■ **TASK STATEMENT**: Pull every line containing "this" from the entries.

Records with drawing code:
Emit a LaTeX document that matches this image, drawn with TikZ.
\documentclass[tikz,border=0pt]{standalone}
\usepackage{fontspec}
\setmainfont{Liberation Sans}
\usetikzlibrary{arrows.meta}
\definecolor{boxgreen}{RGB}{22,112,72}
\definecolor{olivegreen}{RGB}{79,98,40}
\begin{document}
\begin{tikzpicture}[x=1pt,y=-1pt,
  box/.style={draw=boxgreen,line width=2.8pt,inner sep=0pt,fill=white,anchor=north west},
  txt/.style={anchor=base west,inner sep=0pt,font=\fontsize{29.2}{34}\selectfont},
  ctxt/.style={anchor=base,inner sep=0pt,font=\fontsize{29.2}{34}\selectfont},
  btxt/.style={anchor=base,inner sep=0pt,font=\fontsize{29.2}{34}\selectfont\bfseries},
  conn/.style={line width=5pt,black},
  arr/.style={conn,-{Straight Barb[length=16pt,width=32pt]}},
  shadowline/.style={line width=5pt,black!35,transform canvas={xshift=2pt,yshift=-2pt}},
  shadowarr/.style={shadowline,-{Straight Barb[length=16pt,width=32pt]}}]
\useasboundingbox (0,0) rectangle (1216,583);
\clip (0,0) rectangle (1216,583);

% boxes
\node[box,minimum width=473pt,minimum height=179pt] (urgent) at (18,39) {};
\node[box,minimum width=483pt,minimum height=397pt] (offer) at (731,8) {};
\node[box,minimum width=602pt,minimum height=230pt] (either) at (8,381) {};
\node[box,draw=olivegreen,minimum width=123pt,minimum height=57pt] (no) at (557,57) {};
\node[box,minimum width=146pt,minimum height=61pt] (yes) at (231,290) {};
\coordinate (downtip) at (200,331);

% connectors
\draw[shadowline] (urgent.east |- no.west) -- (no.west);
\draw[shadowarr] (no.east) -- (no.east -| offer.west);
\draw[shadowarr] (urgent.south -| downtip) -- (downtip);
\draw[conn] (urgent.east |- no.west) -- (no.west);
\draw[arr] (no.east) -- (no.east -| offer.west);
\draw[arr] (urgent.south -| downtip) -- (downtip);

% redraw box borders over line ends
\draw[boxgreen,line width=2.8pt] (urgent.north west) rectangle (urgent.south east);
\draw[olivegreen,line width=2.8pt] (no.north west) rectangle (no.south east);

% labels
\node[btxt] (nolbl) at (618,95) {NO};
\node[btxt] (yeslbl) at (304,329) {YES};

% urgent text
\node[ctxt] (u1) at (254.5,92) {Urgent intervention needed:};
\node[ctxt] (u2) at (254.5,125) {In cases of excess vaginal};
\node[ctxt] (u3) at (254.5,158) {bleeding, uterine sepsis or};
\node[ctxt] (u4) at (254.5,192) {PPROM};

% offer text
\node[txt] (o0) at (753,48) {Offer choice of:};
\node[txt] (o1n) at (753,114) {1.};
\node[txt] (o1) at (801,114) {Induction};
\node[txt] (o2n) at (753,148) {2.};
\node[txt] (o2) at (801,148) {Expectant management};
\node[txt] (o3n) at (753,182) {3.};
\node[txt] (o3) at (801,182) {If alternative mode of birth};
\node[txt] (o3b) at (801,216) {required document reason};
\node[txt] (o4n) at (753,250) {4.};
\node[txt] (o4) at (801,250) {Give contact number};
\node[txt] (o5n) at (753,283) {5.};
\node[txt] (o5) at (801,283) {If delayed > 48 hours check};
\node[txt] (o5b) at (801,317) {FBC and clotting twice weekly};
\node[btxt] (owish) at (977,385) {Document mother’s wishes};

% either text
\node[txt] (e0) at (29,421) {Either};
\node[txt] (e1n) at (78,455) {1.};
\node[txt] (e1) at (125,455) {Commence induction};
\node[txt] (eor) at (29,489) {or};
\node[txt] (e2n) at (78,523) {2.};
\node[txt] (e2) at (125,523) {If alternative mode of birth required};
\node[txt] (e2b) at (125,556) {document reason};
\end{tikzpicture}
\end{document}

---

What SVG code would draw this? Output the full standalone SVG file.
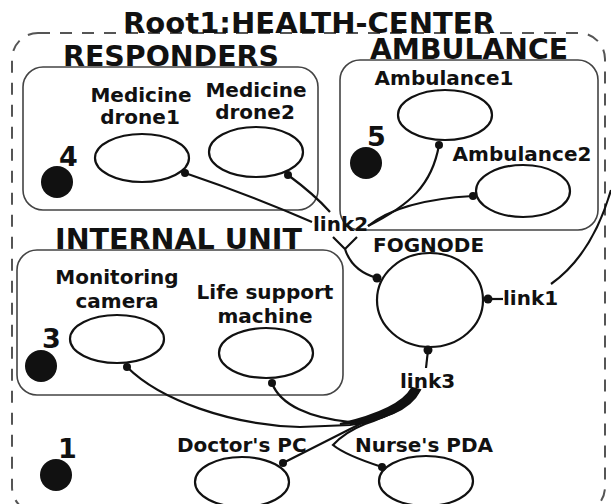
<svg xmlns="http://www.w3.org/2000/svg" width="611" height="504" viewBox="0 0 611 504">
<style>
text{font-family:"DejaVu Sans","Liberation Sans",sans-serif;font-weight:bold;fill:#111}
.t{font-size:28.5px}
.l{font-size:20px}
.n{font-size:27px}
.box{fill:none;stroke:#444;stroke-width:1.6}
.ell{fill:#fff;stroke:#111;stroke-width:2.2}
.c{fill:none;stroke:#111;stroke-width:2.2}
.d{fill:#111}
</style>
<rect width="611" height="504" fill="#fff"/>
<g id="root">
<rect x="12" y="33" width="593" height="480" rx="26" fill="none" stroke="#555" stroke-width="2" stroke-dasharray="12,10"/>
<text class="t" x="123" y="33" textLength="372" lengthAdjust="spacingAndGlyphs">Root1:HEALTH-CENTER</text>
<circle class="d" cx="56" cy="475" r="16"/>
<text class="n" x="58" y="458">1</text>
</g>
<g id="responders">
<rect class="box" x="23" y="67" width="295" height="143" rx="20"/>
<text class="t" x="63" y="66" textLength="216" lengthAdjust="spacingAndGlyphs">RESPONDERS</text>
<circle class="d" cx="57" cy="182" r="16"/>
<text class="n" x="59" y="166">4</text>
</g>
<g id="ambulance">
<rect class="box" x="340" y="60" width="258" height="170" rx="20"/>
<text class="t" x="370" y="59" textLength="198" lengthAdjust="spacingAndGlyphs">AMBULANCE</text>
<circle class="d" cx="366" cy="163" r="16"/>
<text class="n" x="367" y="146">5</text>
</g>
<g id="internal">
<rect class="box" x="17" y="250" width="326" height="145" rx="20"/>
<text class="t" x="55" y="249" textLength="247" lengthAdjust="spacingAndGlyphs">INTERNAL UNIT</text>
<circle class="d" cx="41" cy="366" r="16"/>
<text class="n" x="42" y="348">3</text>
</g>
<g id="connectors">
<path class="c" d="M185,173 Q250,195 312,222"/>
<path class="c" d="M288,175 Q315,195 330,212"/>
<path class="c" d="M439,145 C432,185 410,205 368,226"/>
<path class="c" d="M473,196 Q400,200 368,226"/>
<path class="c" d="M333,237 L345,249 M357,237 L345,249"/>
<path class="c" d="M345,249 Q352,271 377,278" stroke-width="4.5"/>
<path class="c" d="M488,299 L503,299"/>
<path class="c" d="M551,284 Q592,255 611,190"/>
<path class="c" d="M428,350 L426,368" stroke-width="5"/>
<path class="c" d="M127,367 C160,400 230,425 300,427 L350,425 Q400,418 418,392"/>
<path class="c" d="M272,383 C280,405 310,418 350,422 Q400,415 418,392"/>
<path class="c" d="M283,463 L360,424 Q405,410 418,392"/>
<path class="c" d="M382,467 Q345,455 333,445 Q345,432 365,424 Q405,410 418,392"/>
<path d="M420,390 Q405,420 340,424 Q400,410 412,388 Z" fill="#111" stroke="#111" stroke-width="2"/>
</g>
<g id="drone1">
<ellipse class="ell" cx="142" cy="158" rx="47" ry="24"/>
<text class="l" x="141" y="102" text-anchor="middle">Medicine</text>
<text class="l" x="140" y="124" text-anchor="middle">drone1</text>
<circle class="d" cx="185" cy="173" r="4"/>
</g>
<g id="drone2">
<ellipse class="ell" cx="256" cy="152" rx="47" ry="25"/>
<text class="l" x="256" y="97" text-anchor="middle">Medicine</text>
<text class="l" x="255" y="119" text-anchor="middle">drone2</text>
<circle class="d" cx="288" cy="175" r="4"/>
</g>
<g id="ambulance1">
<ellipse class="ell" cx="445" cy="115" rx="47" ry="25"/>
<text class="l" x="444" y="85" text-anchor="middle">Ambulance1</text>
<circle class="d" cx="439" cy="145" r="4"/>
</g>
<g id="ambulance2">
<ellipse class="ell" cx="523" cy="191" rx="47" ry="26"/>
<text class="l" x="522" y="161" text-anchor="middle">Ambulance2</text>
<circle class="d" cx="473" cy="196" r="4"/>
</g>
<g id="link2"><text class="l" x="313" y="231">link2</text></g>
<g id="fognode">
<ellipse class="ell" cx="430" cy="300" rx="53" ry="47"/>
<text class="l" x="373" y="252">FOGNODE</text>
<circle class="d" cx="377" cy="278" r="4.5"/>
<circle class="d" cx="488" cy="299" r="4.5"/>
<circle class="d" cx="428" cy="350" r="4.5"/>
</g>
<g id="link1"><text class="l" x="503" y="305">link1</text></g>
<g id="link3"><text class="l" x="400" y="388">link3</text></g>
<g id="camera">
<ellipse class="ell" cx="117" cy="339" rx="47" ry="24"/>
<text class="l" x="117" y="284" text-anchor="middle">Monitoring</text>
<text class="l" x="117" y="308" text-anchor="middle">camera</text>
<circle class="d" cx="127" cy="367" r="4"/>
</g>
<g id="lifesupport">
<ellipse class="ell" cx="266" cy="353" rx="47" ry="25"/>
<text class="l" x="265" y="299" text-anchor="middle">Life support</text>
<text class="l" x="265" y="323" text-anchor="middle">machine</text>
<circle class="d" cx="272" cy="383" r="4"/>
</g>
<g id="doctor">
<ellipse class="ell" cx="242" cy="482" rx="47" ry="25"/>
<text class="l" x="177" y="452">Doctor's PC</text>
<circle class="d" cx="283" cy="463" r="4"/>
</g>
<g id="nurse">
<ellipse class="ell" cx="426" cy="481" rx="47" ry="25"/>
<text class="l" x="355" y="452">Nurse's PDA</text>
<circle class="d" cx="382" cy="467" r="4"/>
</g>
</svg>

■ **EXERCISE RESULT**:
Emit a LaTeX document that matches this image, drawn with TikZ.
What SVG code would draw this? Output the full standalone SVG file.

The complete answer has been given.